_TASK INSTRUCTIONS:_ Return the material word for word. Do not include pictures.

_INFORMATION PROVIDED:_
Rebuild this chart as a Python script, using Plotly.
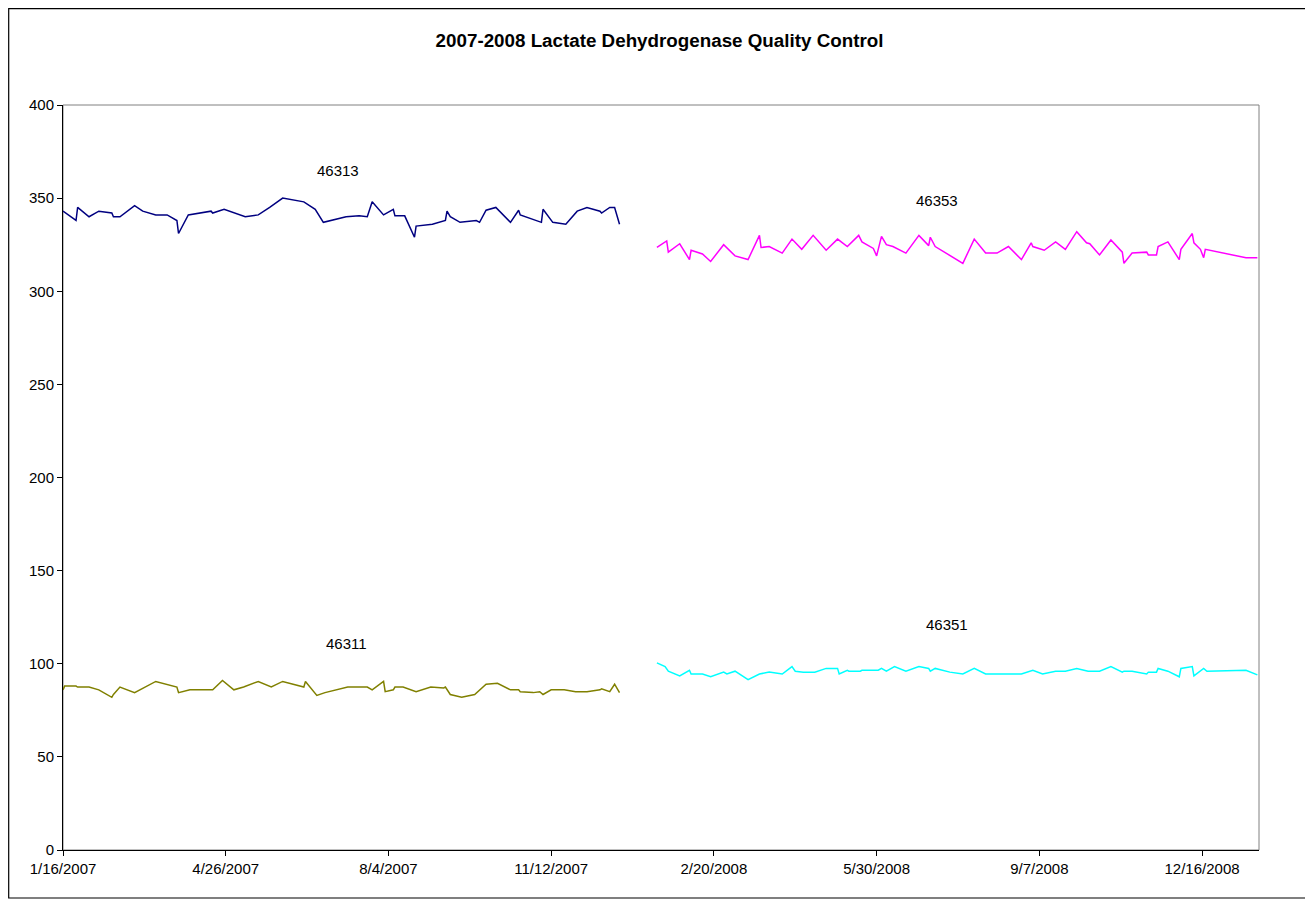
import pandas as pd
import plotly.graph_objects as go

# ---- data (days since 1/16/2007) ----
base_date = "2007-01-16"

days_46313 = [0, 8, 9, 16, 22, 30, 31, 35, 44, 49, 57, 64, 70, 71, 77, 91, 92, 99, 112, 120,
              127, 135, 148, 155, 160, 174, 182, 187, 190, 197, 203, 204, 210, 216, 217, 227,
              235, 236, 238, 244, 254, 256, 260, 266, 275, 280, 281, 294, 295, 301, 309, 316,
              322, 330, 331, 336, 339, 342]
vals_46313 = [343, 338, 345, 340, 343, 342, 340, 340, 346, 343, 341, 341, 338, 331, 341, 343, 342,
              344, 340, 341, 345, 350, 348, 344, 337, 340, 340.5, 340, 348, 341, 344, 340.5, 340.5,
              329, 335, 336, 338, 343, 340, 337, 338, 337, 343.5, 345, 337, 343.5, 341, 337, 344,
              337, 336, 343, 345, 343, 342, 345, 345, 336]

days_46353 = [365, 371, 372, 379, 385, 386, 393, 398, 406, 413, 421, 428, 429, 434, 442, 448, 454,
              461, 469, 476, 482, 489, 491, 498, 500, 503, 506, 510, 518, 526, 532, 533, 536, 545,
              553, 560, 567, 574, 581, 589, 595, 596, 603, 610, 616, 623, 629, 631, 637, 644, 651,
              652, 657, 666, 667, 672, 673, 679, 686, 687, 694, 695, 699, 701, 702, 727, 734]
vals_46353 = [323.5, 327, 321, 325.5, 317, 322, 320, 316, 325, 319, 317, 330, 323.5, 324, 320.5,
              328, 322.5, 330, 322, 328, 324, 330, 326.5, 323, 319, 329.5, 325, 324, 320.5, 330,
              324.5, 329, 324, 319, 315, 328, 320.5, 320.5, 324, 317, 326, 324, 322, 326.5, 322.5,
              332, 326, 325.5, 319.5, 327.5, 321, 315, 320.5, 321, 319.5, 319.5, 324, 326.5, 317,
              322.5, 331, 326, 322.5, 318, 322.5, 318, 318]

days_46311 = [0, 1, 8, 9, 16, 22, 30, 31, 35, 44, 57, 70, 71, 78, 92, 98, 105, 111, 120, 128, 135,
              148, 149, 156, 161, 175, 187, 190, 197, 198, 203, 204, 209, 217, 226, 234, 235, 238,
              245, 253, 260, 267, 275, 280, 281, 289, 293, 295, 300, 308, 315, 322, 330, 331, 336,
              339, 342]
vals_46311 = [86, 88, 88, 87.5, 87.5, 86, 82, 83.5, 87.5, 84.5, 90.5, 87.5, 84.5, 86, 86, 91, 86,
              87.5, 90.5, 87.5, 90.5, 87.5, 90.5, 83, 84.5, 87.5, 87.5, 86, 90.5, 85, 86, 87.5,
              87.5, 85, 87.5, 87, 87.5, 83.5, 82, 83.5, 89, 89.5, 86, 86, 85, 84.5, 85, 83.5, 86,
              86, 85, 85, 86, 86.5, 85, 89, 84.5]

days_46351 = [365, 370, 372, 379, 385, 386, 393, 398, 406, 408, 413, 421, 428, 434, 442, 448, 450,
              455, 462, 469, 476, 477, 482, 483, 490, 491, 501, 503, 506, 511, 518, 526, 532, 533,
              536, 545, 553, 560, 567, 589, 596, 602, 610, 616, 623, 630, 637, 644, 651, 652, 657,
              666, 667, 672, 673, 679, 686, 687, 694, 695, 701, 703, 727, 734]
vals_46351 = [100.5, 98.5, 96, 93.5, 96.5, 94.5, 94.5, 93, 95.5, 94.5, 96, 91.5, 94.5, 95.5, 94.5,
              98.5, 96, 95.5, 95.5, 97.5, 97.5, 94.5, 96.5, 96, 96, 96.5, 96.5, 97.5, 96, 98.5, 96,
              98.5, 97.5, 96, 97.5, 95.5, 94.5, 97.5, 94.5, 94.5, 96.5, 94.5, 96, 96, 97.5, 96, 96,
              98.5, 95.5, 96, 96, 94.5, 95.5, 95.5, 97.5, 96, 93, 97.5, 98.5, 93.5, 97.5, 96, 96.5,
              94]

tick_labels = ["1/16/2007", "4/26/2007", "8/4/2007", "11/12/2007",
               "2/20/2008", "5/30/2008", "9/7/2008", "12/16/2008"]
y_ticks = [0, 50, 100, 150, 200, 250, 300, 350, 400]

series = [
    ("46313", days_46313, vals_46313, "#000080"),
    ("46353", days_46353, vals_46353, "#FF00FF"),
    ("46311", days_46311, vals_46311, "#808000"),
    ("46351", days_46351, vals_46351, "#00FFFF"),
]

base = pd.Timestamp(base_date)


def to_dates(days):
    return base + pd.to_timedelta(days, unit="D")


fig = go.Figure()
for name, d, v, c in series:
    fig.add_trace(go.Scatter(x=to_dates(d), y=v, mode="lines", name=name,
                             line=dict(color=c, width=1.5), showlegend=False))

tick_vals = [base + pd.Timedelta(days=100 * i) for i in range(len(tick_labels))]

FONT = "Liberation Sans, Arial, sans-serif"
W, H = 1305, 892
L, R, T, B = 55, 54, 97, 50
PW, PH = W - L - R, H - T - B

fig.update_layout(
    width=W, height=H,
    paper_bgcolor="white", plot_bgcolor="white",
    margin=dict(l=L, r=R, t=T, b=B, autoexpand=False),
    title=dict(text="<b>2007-2008 Lactate Dehydrogenase Quality Control</b>",
               x=651.5 / W, xanchor="center", y=1 - 32 / H, yanchor="middle",
               font=dict(family=FONT, size=18.8, color="black")),
    font=dict(family=FONT, size=15, color="black"),
    xaxis=dict(type="date", range=[base, base + pd.Timedelta(days=735)],
               tickvals=tick_vals, ticktext=tick_labels,
               showgrid=False, zeroline=False, showline=True, linecolor="black", linewidth=1,
               ticks="outside", ticklen=5, tickcolor="black",
               tickfont=dict(family=FONT, size=15, color="black")),
    yaxis=dict(range=[0, 400], tickvals=y_ticks, showgrid=False, zeroline=False,
               showline=True, linecolor="black", linewidth=1,
               ticks="outside", ticklen=5, tickcolor="black",
               tickfont=dict(family=FONT, size=15, color="black")),
)

# plot-area border (gray) and outer chart border (black)
fig.add_shape(type="rect", xref="paper", yref="paper", x0=0, x1=1, y0=0, y1=1,
              line=dict(color="#808080", width=1), layer="below")
fig.add_shape(type="rect", xref="paper", yref="paper",
              x0=(0.7 - L) / PW, x1=(1301 - L) / PW,
              y0=(T + PH - 890) / PH, y1=(T + PH - 0.7) / PH,
              line=dict(color="black", width=1.2), layer="below")

labels = [("46313", "2007-07-04", 364.6), ("46353", "2008-07-06", 348.5),
          ("46311", "2007-07-09", 111), ("46351", "2008-07-12", 121.2)]
for txt, x, y in labels:
    fig.add_annotation(x=x, y=y, text=txt, showarrow=False,
                       font=dict(family=FONT, size=15, color="black"))

fig.write_html("out.html")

_ANSWER TO THIS PROBLEM:_
Rebuild this chart as a Python script, using Plotly.
import pandas as pd
import plotly.graph_objects as go

# ---- data (days since 1/16/2007) ----
base_date = "2007-01-16"

days_46313 = [0, 8, 9, 16, 22, 30, 31, 35, 44, 49, 57, 64, 70, 71, 77, 91, 92, 99, 112, 120,
              127, 135, 148, 155, 160, 174, 182, 187, 190, 197, 203, 204, 210, 216, 217, 227,
              235, 236, 238, 244, 254, 256, 260, 266, 275, 280, 281, 294, 295, 301, 309, 316,
              322, 330, 331, 336, 339, 342]
vals_46313 = [343, 338, 345, 340, 343, 342, 340, 340, 346, 343, 341, 341, 338, 331, 341, 343, 342,
              344, 340, 341, 345, 350, 348, 344, 337, 340, 340.5, 340, 348, 341, 344, 340.5, 340.5,
              329, 335, 336, 338, 343, 340, 337, 338, 337, 343.5, 345, 337, 343.5, 341, 337, 344,
              337, 336, 343, 345, 343, 342, 345, 345, 336]

days_46353 = [365, 371, 372, 379, 385, 386, 393, 398, 406, 413, 421, 428, 429, 434, 442, 448, 454,
              461, 469, 476, 482, 489, 491, 498, 500, 503, 506, 510, 518, 526, 532, 533, 536, 545,
              553, 560, 567, 574, 581, 589, 595, 596, 603, 610, 616, 623, 629, 631, 637, 644, 651,
              652, 657, 666, 667, 672, 673, 679, 686, 687, 694, 695, 699, 701, 702, 727, 734]
vals_46353 = [323.5, 327, 321, 325.5, 317, 322, 320, 316, 325, 319, 317, 330, 323.5, 324, 320.5,
              328, 322.5, 330, 322, 328, 324, 330, 326.5, 323, 319, 329.5, 325, 324, 320.5, 330,
              324.5, 329, 324, 319, 315, 328, 320.5, 320.5, 324, 317, 326, 324, 322, 326.5, 322.5,
              332, 326, 325.5, 319.5, 327.5, 321, 315, 320.5, 321, 319.5, 319.5, 324, 326.5, 317,
              322.5, 331, 326, 322.5, 318, 322.5, 318, 318]

days_46311 = [0, 1, 8, 9, 16, 22, 30, 31, 35, 44, 57, 70, 71, 78, 92, 98, 105, 111, 120, 128, 135,
              148, 149, 156, 161, 175, 187, 190, 197, 198, 203, 204, 209, 217, 226, 234, 235, 238,
              245, 253, 260, 267, 275, 280, 281, 289, 293, 295, 300, 308, 315, 322, 330, 331, 336,
              339, 342]
vals_46311 = [86, 88, 88, 87.5, 87.5, 86, 82, 83.5, 87.5, 84.5, 90.5, 87.5, 84.5, 86, 86, 91, 86,
              87.5, 90.5, 87.5, 90.5, 87.5, 90.5, 83, 84.5, 87.5, 87.5, 86, 90.5, 85, 86, 87.5,
              87.5, 85, 87.5, 87, 87.5, 83.5, 82, 83.5, 89, 89.5, 86, 86, 85, 84.5, 85, 83.5, 86,
              86, 85, 85, 86, 86.5, 85, 89, 84.5]

days_46351 = [365, 370, 372, 379, 385, 386, 393, 398, 406, 408, 413, 421, 428, 434, 442, 448, 450,
              455, 462, 469, 476, 477, 482, 483, 490, 491, 501, 503, 506, 511, 518, 526, 532, 533,
              536, 545, 553, 560, 567, 589, 596, 602, 610, 616, 623, 630, 637, 644, 651, 652, 657,
              666, 667, 672, 673, 679, 686, 687, 694, 695, 701, 703, 727, 734]
vals_46351 = [100.5, 98.5, 96, 93.5, 96.5, 94.5, 94.5, 93, 95.5, 94.5, 96, 91.5, 94.5, 95.5, 94.5,
              98.5, 96, 95.5, 95.5, 97.5, 97.5, 94.5, 96.5, 96, 96, 96.5, 96.5, 97.5, 96, 98.5, 96,
              98.5, 97.5, 96, 97.5, 95.5, 94.5, 97.5, 94.5, 94.5, 96.5, 94.5, 96, 96, 97.5, 96, 96,
              98.5, 95.5, 96, 96, 94.5, 95.5, 95.5, 97.5, 96, 93, 97.5, 98.5, 93.5, 97.5, 96, 96.5,
              94]

tick_labels = ["1/16/2007", "4/26/2007", "8/4/2007", "11/12/2007",
               "2/20/2008", "5/30/2008", "9/7/2008", "12/16/2008"]
y_ticks = [0, 50, 100, 150, 200, 250, 300, 350, 400]

series = [
    ("46313", days_46313, vals_46313, "#000080"),
    ("46353", days_46353, vals_46353, "#FF00FF"),
    ("46311", days_46311, vals_46311, "#808000"),
    ("46351", days_46351, vals_46351, "#00FFFF"),
]

base = pd.Timestamp(base_date)


def to_dates(days):
    return base + pd.to_timedelta(days, unit="D")


fig = go.Figure()
for name, d, v, c in series:
    fig.add_trace(go.Scatter(x=to_dates(d), y=v, mode="lines", name=name,
                             line=dict(color=c, width=1.5), showlegend=False))

tick_vals = [base + pd.Timedelta(days=100 * i) for i in range(len(tick_labels))]

FONT = "Liberation Sans, Arial, sans-serif"
W, H = 1305, 892
L, R, T, B = 55, 54, 97, 50
PW, PH = W - L - R, H - T - B

fig.update_layout(
    width=W, height=H,
    paper_bgcolor="white", plot_bgcolor="white",
    margin=dict(l=L, r=R, t=T, b=B, autoexpand=False),
    title=dict(text="<b>2007-2008 Lactate Dehydrogenase Quality Control</b>",
               x=651.5 / W, xanchor="center", y=1 - 32 / H, yanchor="middle",
               font=dict(family=FONT, size=18.8, color="black")),
    font=dict(family=FONT, size=15, color="black"),
    xaxis=dict(type="date", range=[base, base + pd.Timedelta(days=735)],
               tickvals=tick_vals, ticktext=tick_labels,
               showgrid=False, zeroline=False, showline=True, linecolor="black", linewidth=1,
               ticks="outside", ticklen=5, tickcolor="black",
               tickfont=dict(family=FONT, size=15, color="black")),
    yaxis=dict(range=[0, 400], tickvals=y_ticks, showgrid=False, zeroline=False,
               showline=True, linecolor="black", linewidth=1,
               ticks="outside", ticklen=5, tickcolor="black",
               tickfont=dict(family=FONT, size=15, color="black")),
)

# plot-area border (gray) and outer chart border (black)
fig.add_shape(type="rect", xref="paper", yref="paper", x0=0, x1=1, y0=0, y1=1,
              line=dict(color="#808080", width=1), layer="below")
fig.add_shape(type="rect", xref="paper", yref="paper",
              x0=(0.7 - L) / PW, x1=(1301 - L) / PW,
              y0=(T + PH - 890) / PH, y1=(T + PH - 0.7) / PH,
              line=dict(color="black", width=1.2), layer="below")

labels = [("46313", "2007-07-04", 364.6), ("46353", "2008-07-06", 348.5),
          ("46311", "2007-07-09", 111), ("46351", "2008-07-12", 121.2)]
for txt, x, y in labels:
    fig.add_annotation(x=x, y=y, text=txt, showarrow=False,
                       font=dict(family=FONT, size=15, color="black"))

fig.write_html("out.html")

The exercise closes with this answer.